— START OF Given data —

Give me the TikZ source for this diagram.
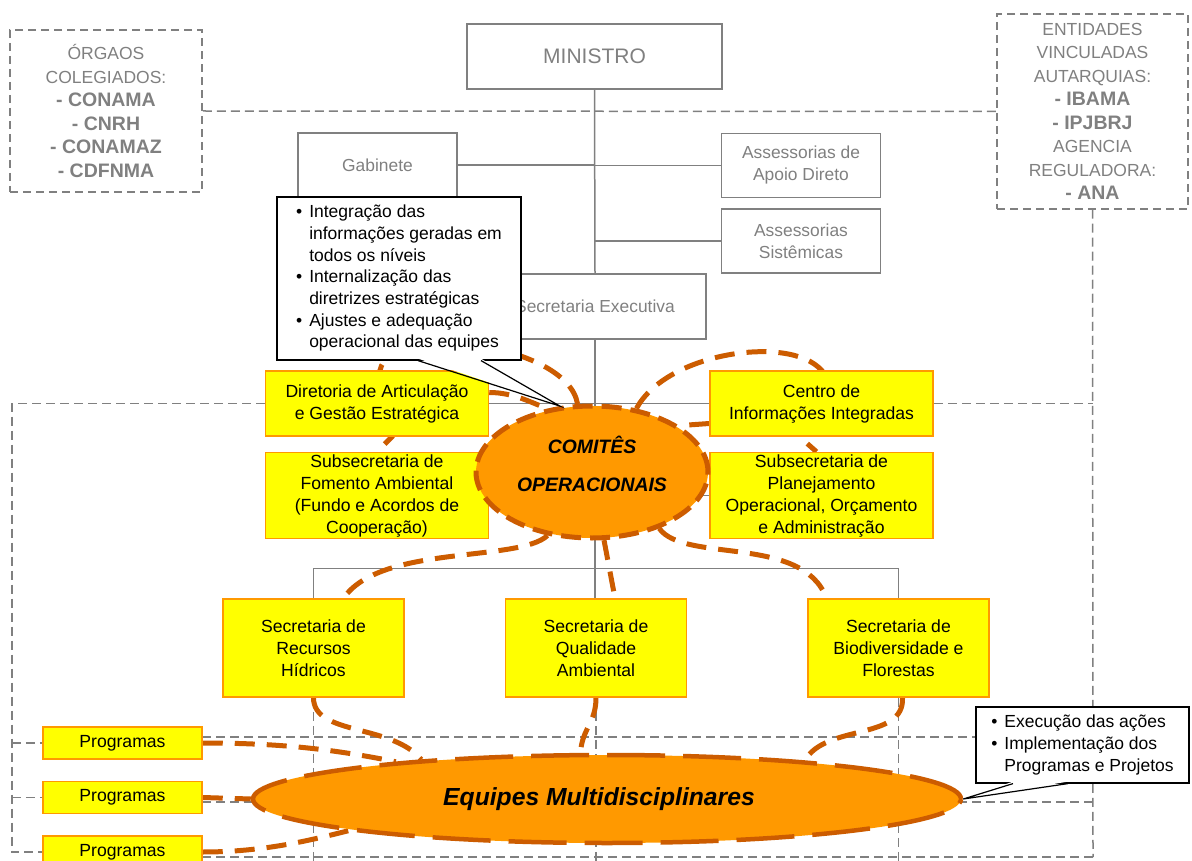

— END OF Given data —
— START OF Given data —

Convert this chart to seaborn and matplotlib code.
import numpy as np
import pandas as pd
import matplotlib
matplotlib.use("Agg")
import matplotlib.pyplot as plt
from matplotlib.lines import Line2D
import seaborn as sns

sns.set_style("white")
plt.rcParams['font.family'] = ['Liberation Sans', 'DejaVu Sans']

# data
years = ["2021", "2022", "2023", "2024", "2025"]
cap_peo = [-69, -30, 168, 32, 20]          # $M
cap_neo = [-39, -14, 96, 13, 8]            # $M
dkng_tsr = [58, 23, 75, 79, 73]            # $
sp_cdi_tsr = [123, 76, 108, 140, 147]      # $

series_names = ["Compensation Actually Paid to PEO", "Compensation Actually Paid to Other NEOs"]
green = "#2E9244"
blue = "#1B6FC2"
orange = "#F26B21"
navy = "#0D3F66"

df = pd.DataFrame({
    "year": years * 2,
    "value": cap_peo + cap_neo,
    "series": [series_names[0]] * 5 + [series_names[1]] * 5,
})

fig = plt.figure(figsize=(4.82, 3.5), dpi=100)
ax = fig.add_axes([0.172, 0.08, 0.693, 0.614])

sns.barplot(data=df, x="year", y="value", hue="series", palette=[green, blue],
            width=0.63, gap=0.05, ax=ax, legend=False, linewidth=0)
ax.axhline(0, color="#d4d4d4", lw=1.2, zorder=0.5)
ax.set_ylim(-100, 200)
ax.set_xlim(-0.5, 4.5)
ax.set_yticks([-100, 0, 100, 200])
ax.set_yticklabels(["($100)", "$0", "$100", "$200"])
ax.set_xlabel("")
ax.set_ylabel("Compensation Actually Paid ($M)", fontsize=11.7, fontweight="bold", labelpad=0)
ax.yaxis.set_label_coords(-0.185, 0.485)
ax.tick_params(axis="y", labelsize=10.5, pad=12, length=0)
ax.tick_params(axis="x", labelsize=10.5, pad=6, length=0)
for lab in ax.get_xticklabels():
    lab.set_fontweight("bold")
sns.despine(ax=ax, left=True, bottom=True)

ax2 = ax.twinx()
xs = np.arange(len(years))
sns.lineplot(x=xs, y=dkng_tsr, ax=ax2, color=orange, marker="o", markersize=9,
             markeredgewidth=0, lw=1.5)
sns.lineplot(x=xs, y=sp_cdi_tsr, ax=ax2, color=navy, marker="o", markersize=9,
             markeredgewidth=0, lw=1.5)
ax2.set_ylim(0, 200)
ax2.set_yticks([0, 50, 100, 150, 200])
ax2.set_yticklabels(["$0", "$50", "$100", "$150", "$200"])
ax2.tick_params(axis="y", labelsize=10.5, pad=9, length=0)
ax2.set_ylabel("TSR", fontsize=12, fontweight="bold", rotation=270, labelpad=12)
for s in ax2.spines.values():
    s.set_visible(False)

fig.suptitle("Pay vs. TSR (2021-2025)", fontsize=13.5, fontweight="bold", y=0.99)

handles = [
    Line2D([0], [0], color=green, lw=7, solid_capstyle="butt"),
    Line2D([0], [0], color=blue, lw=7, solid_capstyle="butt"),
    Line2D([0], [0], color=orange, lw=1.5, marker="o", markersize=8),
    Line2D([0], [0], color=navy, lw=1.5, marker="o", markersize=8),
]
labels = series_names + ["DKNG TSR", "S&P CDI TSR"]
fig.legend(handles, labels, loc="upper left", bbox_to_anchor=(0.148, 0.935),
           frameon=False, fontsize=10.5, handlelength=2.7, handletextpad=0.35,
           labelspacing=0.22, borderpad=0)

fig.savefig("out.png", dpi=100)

— END OF Given data —
— START OF Given data —

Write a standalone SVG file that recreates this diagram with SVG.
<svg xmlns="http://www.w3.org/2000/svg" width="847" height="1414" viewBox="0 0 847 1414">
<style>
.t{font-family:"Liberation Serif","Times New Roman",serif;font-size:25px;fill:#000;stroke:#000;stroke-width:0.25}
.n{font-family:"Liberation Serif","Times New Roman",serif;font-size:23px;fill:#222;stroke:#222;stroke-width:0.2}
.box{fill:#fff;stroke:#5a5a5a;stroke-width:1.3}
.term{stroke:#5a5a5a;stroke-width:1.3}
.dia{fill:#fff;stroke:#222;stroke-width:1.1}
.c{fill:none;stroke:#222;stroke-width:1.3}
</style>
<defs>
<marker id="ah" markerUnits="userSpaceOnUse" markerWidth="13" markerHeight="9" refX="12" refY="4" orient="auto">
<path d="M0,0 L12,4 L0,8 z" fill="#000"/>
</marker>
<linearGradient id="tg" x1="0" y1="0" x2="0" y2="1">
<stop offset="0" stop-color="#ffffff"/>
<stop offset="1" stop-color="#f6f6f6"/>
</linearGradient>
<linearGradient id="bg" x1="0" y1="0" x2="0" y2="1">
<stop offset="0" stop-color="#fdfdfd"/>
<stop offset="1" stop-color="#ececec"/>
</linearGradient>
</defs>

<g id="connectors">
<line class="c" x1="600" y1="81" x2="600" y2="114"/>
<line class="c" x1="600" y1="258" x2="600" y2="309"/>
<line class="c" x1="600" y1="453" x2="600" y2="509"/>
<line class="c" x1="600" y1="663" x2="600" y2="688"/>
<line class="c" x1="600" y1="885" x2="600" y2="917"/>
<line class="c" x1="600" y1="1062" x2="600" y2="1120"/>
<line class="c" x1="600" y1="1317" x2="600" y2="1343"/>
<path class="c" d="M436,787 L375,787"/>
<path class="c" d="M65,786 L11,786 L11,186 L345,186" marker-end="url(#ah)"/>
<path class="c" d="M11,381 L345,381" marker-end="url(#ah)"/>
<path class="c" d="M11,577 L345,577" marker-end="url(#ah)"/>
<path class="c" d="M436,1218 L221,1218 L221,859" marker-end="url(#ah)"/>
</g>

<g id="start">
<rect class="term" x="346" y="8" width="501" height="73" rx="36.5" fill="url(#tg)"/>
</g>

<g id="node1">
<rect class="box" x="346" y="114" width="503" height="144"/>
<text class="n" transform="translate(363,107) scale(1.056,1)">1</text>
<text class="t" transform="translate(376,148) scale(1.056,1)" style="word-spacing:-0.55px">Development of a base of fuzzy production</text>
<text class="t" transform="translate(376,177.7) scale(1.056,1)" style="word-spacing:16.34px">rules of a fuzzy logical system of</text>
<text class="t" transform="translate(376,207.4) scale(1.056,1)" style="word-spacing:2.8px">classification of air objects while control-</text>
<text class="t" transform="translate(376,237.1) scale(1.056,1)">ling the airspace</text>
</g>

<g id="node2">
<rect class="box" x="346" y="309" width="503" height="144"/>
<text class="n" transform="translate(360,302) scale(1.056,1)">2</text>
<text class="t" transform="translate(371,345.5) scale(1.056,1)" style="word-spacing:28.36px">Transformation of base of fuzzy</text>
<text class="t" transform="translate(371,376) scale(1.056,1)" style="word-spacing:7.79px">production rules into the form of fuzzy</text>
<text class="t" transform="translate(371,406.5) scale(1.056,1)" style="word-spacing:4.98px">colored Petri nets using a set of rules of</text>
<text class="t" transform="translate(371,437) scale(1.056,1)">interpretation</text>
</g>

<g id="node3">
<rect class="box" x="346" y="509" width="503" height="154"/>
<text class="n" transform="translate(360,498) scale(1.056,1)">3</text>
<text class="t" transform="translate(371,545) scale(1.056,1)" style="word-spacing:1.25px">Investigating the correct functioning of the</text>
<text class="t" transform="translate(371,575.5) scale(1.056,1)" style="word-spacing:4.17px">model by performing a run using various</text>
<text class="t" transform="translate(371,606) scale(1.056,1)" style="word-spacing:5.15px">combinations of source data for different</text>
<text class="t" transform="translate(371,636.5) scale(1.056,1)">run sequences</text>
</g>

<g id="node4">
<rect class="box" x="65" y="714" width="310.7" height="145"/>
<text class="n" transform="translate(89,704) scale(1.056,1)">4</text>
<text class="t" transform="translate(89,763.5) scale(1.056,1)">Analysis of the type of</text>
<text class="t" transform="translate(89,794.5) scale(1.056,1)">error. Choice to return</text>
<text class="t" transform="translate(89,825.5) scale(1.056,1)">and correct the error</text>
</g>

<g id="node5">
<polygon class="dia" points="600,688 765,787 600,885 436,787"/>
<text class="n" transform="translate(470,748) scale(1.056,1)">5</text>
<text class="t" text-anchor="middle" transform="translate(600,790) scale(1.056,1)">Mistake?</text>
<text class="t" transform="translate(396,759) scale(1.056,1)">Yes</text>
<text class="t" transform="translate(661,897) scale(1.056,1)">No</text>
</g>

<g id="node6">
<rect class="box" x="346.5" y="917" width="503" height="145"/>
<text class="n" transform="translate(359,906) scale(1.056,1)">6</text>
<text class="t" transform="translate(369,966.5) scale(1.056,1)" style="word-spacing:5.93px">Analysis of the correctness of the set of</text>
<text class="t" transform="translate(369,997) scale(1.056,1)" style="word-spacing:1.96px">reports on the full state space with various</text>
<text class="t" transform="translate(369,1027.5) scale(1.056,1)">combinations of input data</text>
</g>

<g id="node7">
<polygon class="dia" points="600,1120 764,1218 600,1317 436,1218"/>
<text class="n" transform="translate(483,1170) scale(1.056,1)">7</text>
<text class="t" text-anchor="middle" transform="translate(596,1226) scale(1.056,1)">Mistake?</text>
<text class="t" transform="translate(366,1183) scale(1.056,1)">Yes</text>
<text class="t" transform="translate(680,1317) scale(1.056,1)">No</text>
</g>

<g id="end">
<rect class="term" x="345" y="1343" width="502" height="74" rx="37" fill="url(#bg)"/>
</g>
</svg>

— END OF Given data —

## Instructions for the task
Track down all lines above with the string "matplotlib" and copy them.

## Exercise response
Convert this chart to seaborn and matplotlib code.
import matplotlib
matplotlib.use("Agg")
import matplotlib.pyplot as plt
from matplotlib.lines import Line2D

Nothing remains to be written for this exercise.